New Moon is not without it's redeeming qualities. Indeed, another interesting character (not compelling mind you, interesting) is fleshed out in Jacob Black. If you're still awake, you'll figure out in about 2 minutes what he is. After reading Twilight, you should already know what he is. Again, women will no doubt appreciate how he heals Bella's heart after stone cold lover boy takes off. I didn't understand.

Oh yeah, the last third of the book is flippin' sweet too.

So what is New Moon? A somewhat necessary dip in the series that drags out over endless chapters what could have been for one man, taken care of in a chapter and a half. If you're going to read all of the books, however, don't skip, as there are (somewhat lamentably) details here that are crucial to your understanding and enjoyment of Eclipse. I guess that is one benefit to reading the next book before reviewing this one.
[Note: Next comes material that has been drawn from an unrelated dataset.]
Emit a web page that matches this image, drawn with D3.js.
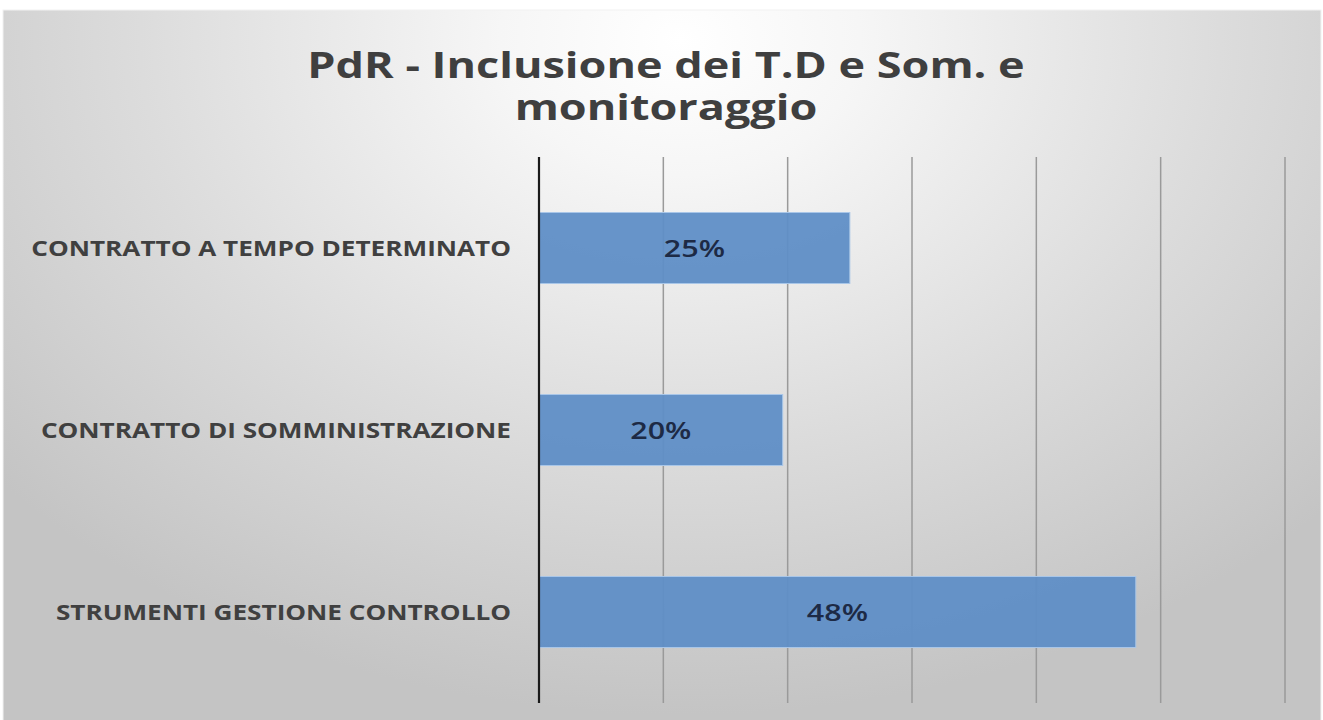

By the way, my wife just woke up from a nap. She told me as I was finishing this review that she had a dream that Edward died. If that isn't a sign of this being the next event novel, then I don't know what is.


Lyndsey said...

My husband read it and my next door neighbor's husband did too so you're not alone.

Tara said...

My husband refuses to read it.  I, however was totally obsessed with the books.  I read all 4 books in less than 2 weeks.  LOVED THEM!  Good for you for reading them.  I guess like most husbands, you were probably curious to see what was stealing your wife away for days on end!